Revelações interessantes pipocam. Na classe C os formadores de opinião, ao contrário do que ocorre em outras, não são os mais velhos ou os mais experientes, mas os jovens, que estão bem empregados, são bem-educados e conectados ao mundo. São eles que mostram a realidade aos pais. Outra faceta interessante, segundo o pesquisador Renato Meirelles, é o fato de que os emergentes procuram autenticidade. Se a velha sociologia pregava que o sonho recorrente de uma classe era ascender à posição da classe acima, o paradigma agora é outro. Os componentes da nova classe fazem ácidas críticas aos gastos e comportamentos perdulários dos habitantes dos andares de cima. Os ricos, para eles, não são exemplo de vida. Qual é sua aspiração? Quem os motiva é o perfil que veio de baixo, lutou, conseguiu, alçou voo e hoje realiza seu sonho com seu negócio.
Onde está a nova classe? O Sudeste abriga o maior contingente, com 48,2%, vindo o Nordeste na sequência, com 22,6%, e o Sul, em terceiro, com 17,4%. As três regiões contam com 93 milhões de habitantes. Outra abordagem para medir a força do contingente é o gasto com consumo: em 2009 a classe C (renda familiar entre R$ 1.200 e R$ 4.900) gastou R$ 881 bilhões do total de R$ 2,2 trilhões do País. O salto na área educacional também impressiona: entre 2002 e 2010 os eleitores de nível universitário dessa classe saltaram de 6 milhões para mais de 9 milhões, devendo chegar aos 11 milhões em 2014; na área do ensino médio, os 48 milhões de eleitores do ano passado passarão a 52 milhões em 2014. Saltos, avanços, melhoria de padrão de vida sinalizam maiores exigências na esfera da representação política? Essa é a pergunta que movimentará as bolas de cristal, cada vez mais escassas nos terreiros eleitorais. Vamos às pistas. A alma do eleitor do “Brasil da distribuição de renda e do acesso ao crédito” continua conservadora, fiel aos ritos religiosos, éticos e normativos. É, porém, mais exigente: quer do Estado serviços mais qualificados, a partir da saúde, segurança e educação.

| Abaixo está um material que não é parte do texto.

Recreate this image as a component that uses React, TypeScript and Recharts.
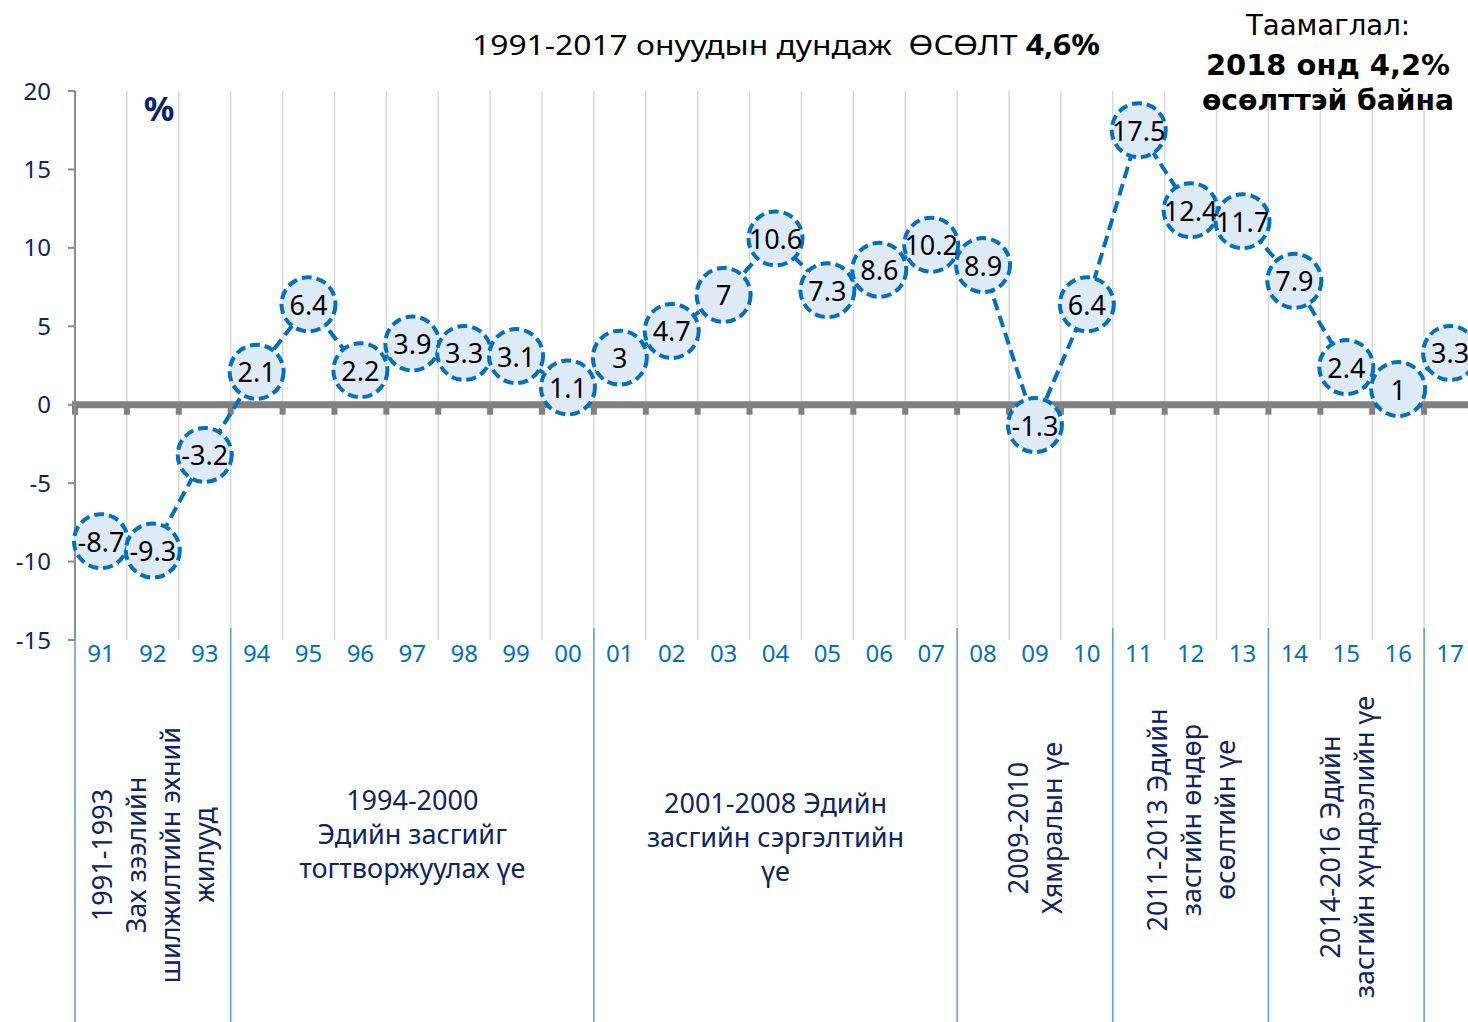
import React from 'react';
import { LineChart, Line, XAxis, YAxis, CartesianGrid, ReferenceLine, LabelList } from 'recharts';

// GDP growth, %, by year (two-digit labels)
const years = ['91', '92', '93', '94', '95', '96', '97', '98', '99', '00', '01', '02', '03', '04',
  '05', '06', '07', '08', '09', '10', '11', '12', '13', '14', '15', '16', '17'];
const growth = [-8.7, -9.3, -3.2, 2.1, 6.4, 2.2, 3.9, 3.3, 3.1, 1.1, 3, 4.7, 7, 10.6, 7.3, 8.6,
  10.2, 8.9, -1.3, 6.4, 17.5, 12.4, 11.7, 7.9, 2.4, 1, 3.3];
const yTicks = [-15, -10, -5, 0, 5, 10, 15, 20];

// periods: index range of years covered + caption lines
const periodSpans = [[0, 3], [3, 10], [10, 17], [17, 20], [20, 23], [23, 26]];
const periodText = [
  ['1991-1993', 'Зах зээлийн', 'шилжилтийн эхний', 'жилууд'],
  ['1994-2000', 'Эдийн засгийг', 'тогтворжуулах үе'],
  ['2001-2008 Эдийн', 'засгийн сэргэлтийн', 'үе'],
  ['2009-2010', 'Хямралын үе'],
  ['2011-2013 Эдийн', 'засгийн өндөр', 'өсөлтийн үе'],
  ['2014-2016 Эдийн', 'засгийн хүндрэлийн үе'],
];
// caption placement (vertical centre, rotated or not)
const periodLayout = [
  { cy: 855, rotate: true },
  { cy: 833, rotate: false },
  { cy: 836, rotate: false },
  { cy: 828, rotate: true },
  { cy: 820, rotate: true },
  { cy: 847, rotate: true },
];

const data = years.map((year, i) => ({ year, value: growth[i] }));

const W = 1500;
const H = 1022;
const MARGIN = { top: 91, right: 24, left: 0, bottom: 342 };
const Y_AXIS_W = 75;
const X_AXIS_H = 40;
const PLOT_LEFT = MARGIN.left + Y_AXIS_W;
const PLOT_W = W - MARGIN.right - PLOT_LEFT;
const BAND = PLOT_W / years.length;
const PLOT_BOTTOM = H - MARGIN.bottom - X_AXIS_H;

const NAVY = '#0B2566';
const BLUE = '#0070C0';

const renderDot = (p: any) => (
  <circle
    key={`dot-${p.index}`}
    cx={p.cx}
    cy={p.cy}
    r={27}
    fill="#DEEAF6"
    stroke={BLUE}
    strokeWidth={4}
    strokeDasharray="10 5"
  />
);

const renderLabel = (p: any) => {
  const x = p.x ?? p.viewBox?.x;
  const y = p.y ?? p.viewBox?.y;
  return (
    <text key={`lbl-${p.index}`} x={x} y={y} textAnchor="middle" dominantBaseline="central" fontSize={27} fill="#000">
      {p.value}
    </text>
  );
};

const ZeroAxis = (p: any) => {
  const { x1, y1, x2 } = p;
  const band = (x2 - x1) / years.length;
  return (
    <g>
      <line x1={x1 - 3} y1={y1} x2={x2} y2={y1} stroke="#808080" strokeWidth={7} />
      {Array.from({ length: years.length + 1 }, (_, i) => (
        <rect key={i} x={x1 + i * band - 3} y={y1} width={6} height={10} fill="#808080" />
      ))}
    </g>
  );
};

function Overlay() {
  const dividers = Array.from(new Set(periodSpans.flat()));
  const note = { fontFamily: "'DejaVu Sans', sans-serif" };
  return (
    <svg width={1468} height={H} style={{ position: 'absolute', left: 0, top: 0, pointerEvents: 'none' }}>
      <text x={786} y={55} textAnchor="middle" fontSize={28} fill="#000" textLength={628}
        lengthAdjust="spacingAndGlyphs" style={{ whiteSpace: 'pre' }}>
        1991-2017 онуудын дундаж  ӨСӨЛТ <tspan fontWeight="bold">4,6%</tspan>
      </text>
      <text x={1328} y={35} textAnchor="middle" fontSize={28} fill="#000" textLength={164}
        lengthAdjust="spacingAndGlyphs" style={note}>Таамаглал:</text>
      <text x={1328} y={75} textAnchor="middle" fontSize={29} fontWeight="bold" fill="#000"
        textLength={244} lengthAdjust="spacingAndGlyphs" style={note}>2018 онд 4,2%</text>
      <text x={1328} y={110} textAnchor="middle" fontSize={29} fontWeight="bold" fill="#000"
        textLength={252} lengthAdjust="spacingAndGlyphs" style={note}>өсөлттэй байна</text>
      <text x={159} y={121} textAnchor="middle" fontSize={34} fontWeight="bold" fill={NAVY}>%</text>

      {dividers.map((d) => (
        <line key={d} x1={PLOT_LEFT + d * BAND} x2={PLOT_LEFT + d * BAND} y1={PLOT_BOTTOM - 12} y2={H}
          stroke="#5B9BD5" strokeWidth={1.5} />
      ))}

      {periodText.map((lines, k) => {
        const [a, b] = periodSpans[k];
        const cx = PLOT_LEFT + ((a + b) / 2) * BAND;
        const { cy, rotate } = periodLayout[k];
        const lh = 34;
        return (
          <g key={k} transform={rotate ? `rotate(-90 ${cx} ${cy})` : undefined}>
            {lines.map((s, i) => (
              <text key={i} x={cx} y={cy + (i - (lines.length - 1) / 2) * lh} textAnchor="middle"
                dominantBaseline="central" fontSize={27} fill={NAVY}>
                {s}
              </text>
            ))}
          </g>
        );
      })}
    </svg>
  );
}

export default function App() {
  return (
    <div style={{ position: 'absolute', left: 0, top: 0, width: 1468, height: H, overflow: 'hidden',
      background: '#fff', fontFamily: "'Noto Sans', sans-serif" }}>
      <LineChart width={W} height={H} data={data} margin={MARGIN}>
        <CartesianGrid
          horizontal={false}
          stroke="#D9D9D9"
          strokeWidth={1.5}
          verticalCoordinatesGenerator={() => years.map((_, i) => PLOT_LEFT + (i + 1) * BAND)}
        />
        <XAxis dataKey="year" scale="band" interval={0} axisLine={false} tickLine={false}
          tickSize={0} tickMargin={5} height={X_AXIS_H} tick={{ fill: BLUE, fontSize: 24 }} />
        <YAxis domain={[-15, 20]} ticks={yTicks} width={Y_AXIS_W} allowDataOverflow
          axisLine={{ stroke: '#8C8C8C', strokeWidth: 2 }} tickLine={{ stroke: '#8C8C8C', strokeWidth: 2 }}
          tickSize={7} tickMargin={17} tick={{ fill: NAVY, fontSize: 24 }} />
        <ReferenceLine y={0} shape={ZeroAxis} />
        <Line dataKey="value" stroke={BLUE} strokeWidth={4} strokeDasharray="12 6" dot={renderDot}
          activeDot={false} isAnimationActive={false}>
          <LabelList dataKey="value" content={renderLabel} />
        </Line>
      </LineChart>
      <Overlay />
    </div>
  );
}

Outra indicação: cultiva o amor à região que o abriga. Por conseguinte, suas necessidades passam pelas demandas do mundo que habita. Seu bairro é o centro das atenções. As questões abrangentes da metrópole soam como abstrações aos ouvidos do eleitor encastelado em sua célula. O cidadão da classe C quer ver o candidato, olho no olho, com soluções claras, simples, factíveis para os setores que afetam seu cotidiano. Os laços de família, a tradição religiosa (os cultos expandem-se na paisagem urbana), os hábitos da região vão plasmando uma comunidade solidária, fraternal, exigente. Sob a perspectiva da política, é razoável supor afinação mais estreita com a representação próxima à causa comunitária. O discurso local vence a expressão global.
Mudou, sim, o tamanho do bolso da classe. E aqui é possível estabelecer uma conexão estreita entre renda e política. A hipótese é de que se forma uma nova geografia do voto, começando na região do bolso - que precisa ser bem suprido e, claro, preservado. A garantia de bolso cheio implica manutenção do status quo. Essa será a condição para a geladeira cheia de produtos. Que preservarão o instinto de sobrevivência, barriga satisfeita, segundo ponto na geografia eleitoral. Uma ponte de agradecimentos liga o estômago saciado ao coração, terceiro espaço geográfico. Culmina o processo com a mensagem que sai do coração para a cabeça. Daí sairá a decisão do voto. A rota, como sói acontecer na política, pode ter muitos desvios.